L’arte della felicità – Recensione
Film d’animazione che al recente Festival del Cinema di Venezia ha riscosso successo durante la Settimana della Critica, L’arte della felicità, un cartone interamente made in Italy, è la prova di come a volte i fumetti possano essere portati sullo schermo, ma per farlo bisogna sapersi districare nella complessità degli argomenti e della narrazione.
Sergio è un tassista di Napoli e guida un’auto tutta bianca. Sotto la pioggia conduce i suoi clienti per la città cercando di elaborare la morte di suo fratello, Alfredo, partito dieci anni prima per il Tibet e mai più ritornato. Una cantante pop, un riciclatore di frammenti di vita, uno speaker radiofonico, un vecchio zio, sono questi i suoi clienti ed ognuno a modo suo, gli racconta qualcosa del fratello. Sergio travolto dai ricordi si riavvicinerà alla musica che amava comporre con il fratello e riprendendo in mano il pianoforte, sentirà di nuovo la presenza di Alfredo.

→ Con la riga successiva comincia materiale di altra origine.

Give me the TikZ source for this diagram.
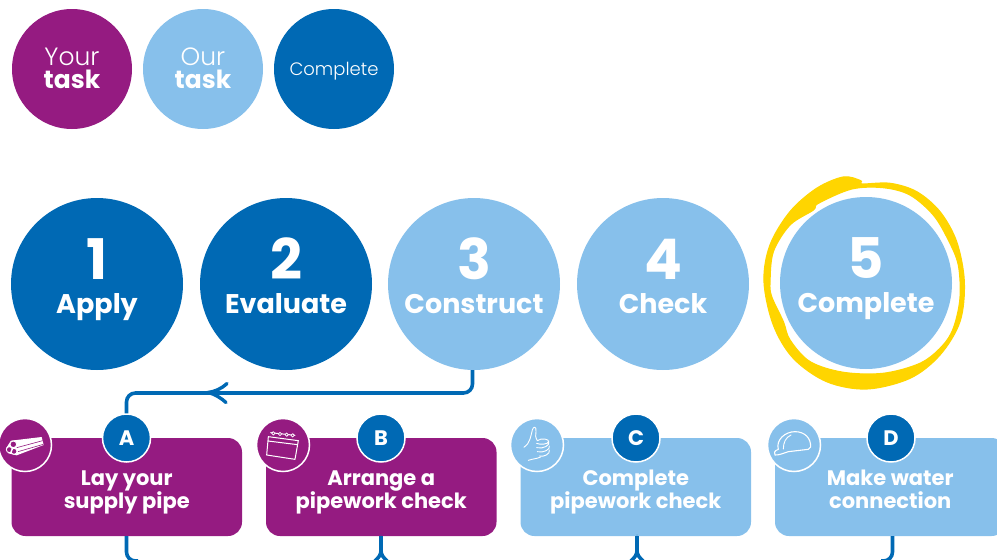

L’ambientazione del film, tipicamente surreale, rappresenta lo sfondo perfetto per raccontare la storia di questo tassista alla prese con la vita e con il suo significato più recondito, l’occasione perfetta avviene nel momento in cui egli viene a contatto con la morte, quella del fratello.
Come una melodia fatta di suoni di diversa altezza, ogni incontro e il conseguente ricordo riguardante Alfredo, raccontato da ogni cliente, diviene motivo di caos visivo e consequenziale nel film, che unendosi al tema principale, la ricerca della felicità, appunto, crea degli alti e bassi affettando la struttura narrativa e rendendola troppo spezzettata.
Raccontare qualcosa di così intenso e profondo come la morte, la malattia, la felicità e soprattutto il turbine dei ricordi, non è però così semplice, il fumettista napoletano Alessandro Rak ha cercato di farlo, forse perdendo un po’ il significato di quei nobili temi e creando un po’ di confusione narrativa.
Buone le immagini anche se probabilmente troppo spigolose seppur cerchino di avvicinarsi molto al tratteggio di una matita; esse sono ancora troppo poco sviluppate per poter competere con i maestri dell’animazione mondiale.
Il problema principale della pellicola rimane comunque la storia, il troppo divagare (Napoli e i problemi legati alla spazzatura) con argomenti che hanno poco a che vedere con il rapporto dei due fratelli e il mettere in campo temi ed argomenti affrontati troppo filosoficamente. Una prova riuscita a metà per un regista che lavorando potrà migliorare.